Most customers were teams, professional, amateur, college and high school which gave me an extensive knowledge of the names of obscure institutions – have any of you ever heard of Pestalozzi-Froebel Teachers College? It’s real. Imagine the Pestalozzi-Froebel fight song. In any case, filing was a good, clean assignment and I got right into it. However, the boss fired me, because I misfiled a purchase order from the (then) Baltimore Colts. "B" right? Baltimore with a B. No! The Baltimore Colts business office was in Annapolis, Maryland and I hadn’t noticed, or took the B for granted. After a few days at home, I went back and asked the boss for forgiveness and was rehired.

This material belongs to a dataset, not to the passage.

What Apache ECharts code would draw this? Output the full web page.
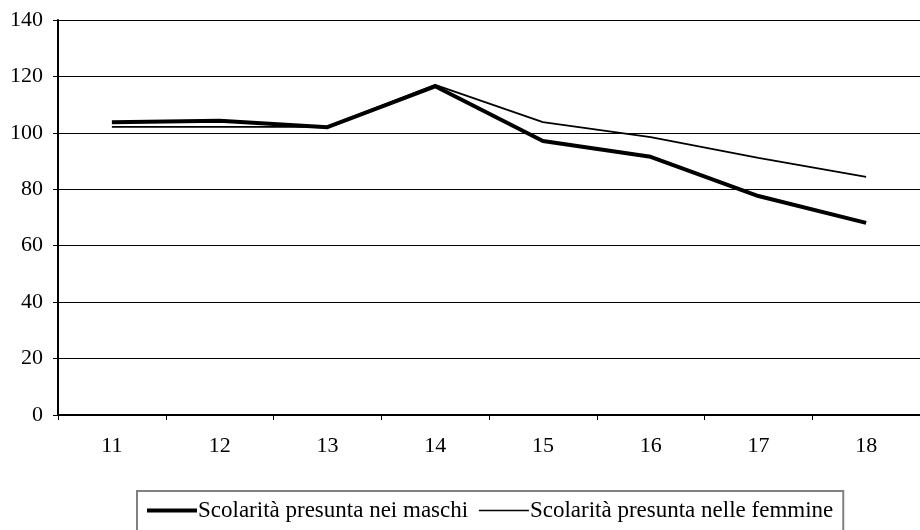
<!DOCTYPE html>
<html>
<head>
<meta charset="utf-8">
<script src="https://cdn.jsdelivr.net/npm/echarts@6/dist/echarts.min.js"></script>
<style>
  html, body { margin: 0; padding: 0; background: #fff; }
  #chart { width: 920px; height: 530px; }
</style>
</head>
<body>
<div id="chart"></div>
<script>
// categorie (età)
var categories = ['11', '12', '13', '14', '15', '16', '17', '18'];
// valori
var maschi = [103.8, 104.3, 102.0, 116.5, 97.1, 91.5, 77.6, 68.1];
var femmine = [102.1, 102.1, 102.1, 117.0, 103.8, 98.5, 91.1, 84.4];
var seriesNames = ['Scolarità presunta nei maschi', 'Scolarità presunta nelle femmine'];

var font = '"Liberation Serif", "Times New Roman", serif';

var myChart = echarts.init(document.getElementById('chart'));
var option = {
    animation: false,
    backgroundColor: '#fff',
    textStyle: { fontFamily: font },
    grid: { left: 58, right: 0, top: 20, bottom: 115 },
    legend: {
        left: 137,
        top: 491,
        padding: [8, 10, 14, 8],
        itemGap: 10,
        itemWidth: 50,
        itemHeight: 22,
        borderColor: '#808080',
        borderWidth: 2,
        textStyle: { fontFamily: font, fontSize: 23, color: '#000', padding: [0, 0, 0, -4] },
        data: [
            { name: seriesNames[0], lineStyle: { width: 4, color: '#000' }, itemStyle: { opacity: 0 } },
            { name: seriesNames[1], lineStyle: { width: 1.5, color: '#000' }, itemStyle: { opacity: 0 } }
        ]
    },
    xAxis: {
        type: 'category',
        data: categories,
        boundaryGap: true,
        axisLine: { lineStyle: { color: '#000', width: 2 } },
        axisTick: { show: true, length: 5, lineStyle: { color: '#000' } },
        axisLabel: { color: '#000', fontSize: 22, fontFamily: font, margin: 20 }
    },
    yAxis: {
        type: 'value',
        min: 0,
        max: 140,
        interval: 20,
        axisLine: { show: true, lineStyle: { color: '#000', width: 2 } },
        axisTick: { show: true, length: 5, lineStyle: { color: '#000' } },
        axisLabel: { color: '#000', fontSize: 22, fontFamily: font, margin: 15 },
        splitLine: { lineStyle: { color: '#000', width: 1 } }
    },
    series: [
        {
            name: seriesNames[0],
            type: 'line',
            data: maschi,
            symbol: 'none',
            lineStyle: { color: '#000', width: 4 },
            itemStyle: { color: '#000' }
        },
        {
            name: seriesNames[1],
            type: 'line',
            data: femmine,
            symbol: 'none',
            lineStyle: { color: '#000', width: 1.8 },
            itemStyle: { color: '#000' }
        }
    ]
};
myChart.setOption(option);
</script>
</body>
</html>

Howard Street is still a dump and I was surprised to see any restaurant there. Jobee is easily ignored. It looks rundown from the outside and strangely-configured inside. Almost half the main room is taken by a bar. I later noticed a backroom set up for music performances. Maybe I had come upon one of the hot downtown clubs, that I never go to, in its daytime guise. I was the fourth customer, but soon eight young men and women, Gen Y for sure, sat down at a big table. I had them pegged, probably a group of Europeans (until I heard them speaking English), mid-westerners then, probably Pestalozzi-Froebel grad students on a break visiting New York. Economy, or blogging, seemed to be the only reason to enter Jobee. I ordered chicken curry with brown rice and got a vegetable egg roll and hot and sour soup with it for about $7. Tea was served in a metal pot, but was made with a tea bag. While I ate, another half dozen or so Chinese customers came in.

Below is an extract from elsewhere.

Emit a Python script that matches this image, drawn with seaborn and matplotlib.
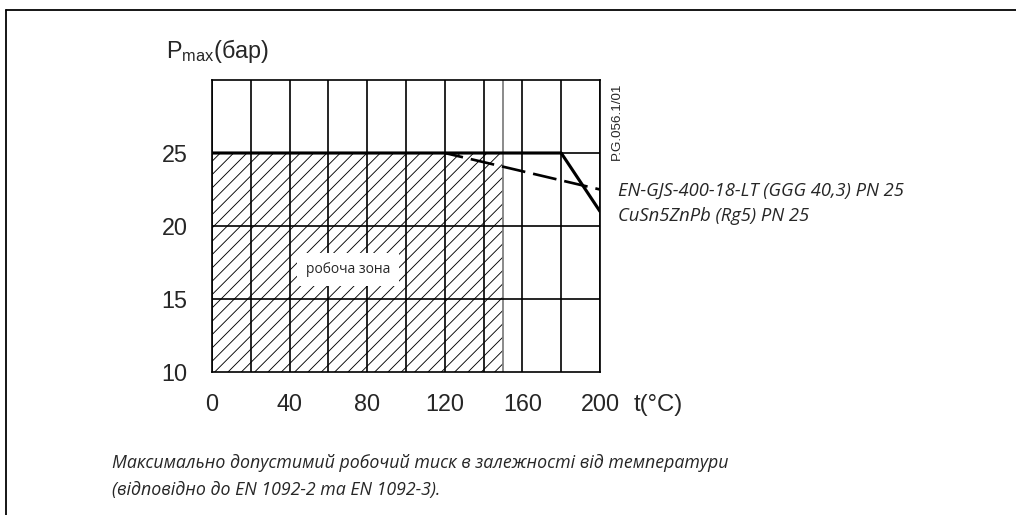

When I got up to leave, I had to confirm my insight, my analytic ability, my deductive powers, so I went over to the group of kids. "May I ask, where are you guys from?" "Around here, we work around the corner."

Fortune Cookies

A note about fortune cookies. In spite of my well-known interest in desserts, I almost always leave my fortune cookies untouched or pass them off to America’s Favorite Epidemiologist or whomever I am splitting the check with. This aversion goes back to Thanksgiving weekend 1964 in the festivities surrounding the wedding of Charlotte Whitcomb Colony and John Langley Stanley, formerly my graduate school roommate. Friends and family of the about-to-be-wed couple gathered for dinner at the (shamelessly-named) Keene Tiki in Keene, New Hampshire, certainly the leading pan-Asian restaurant in southwestern New Hampshire at the time. At the end of the meal, fortune cookies were handed out. Adrian Cruttwell-Vaughn, our marvelously debauched English friend, now missing in action 20 years, opened his fortune cookie and read a gloomy message about the next-day’s nuptials. I was very disturbed by this, but it proved to have no predictive value when John and Charlotte remained happily married for the next 34 years, ending only with John’s too early death.

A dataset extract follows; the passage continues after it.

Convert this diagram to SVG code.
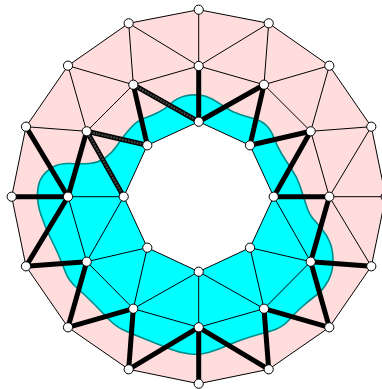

While the dread was unjustified on that occasion, fortune cookie power asserted itself on the eve of my first marriage in December 1972. Again, friends and family gathered at a Chinese restaurant, this time in Westwood, California. My fortune cookie said: “Don’t worry, things won’t be all right anyway.” I kept that message with me for almost as long as the marriage lasted. And I’ve been afraid of fortune cookies ever since.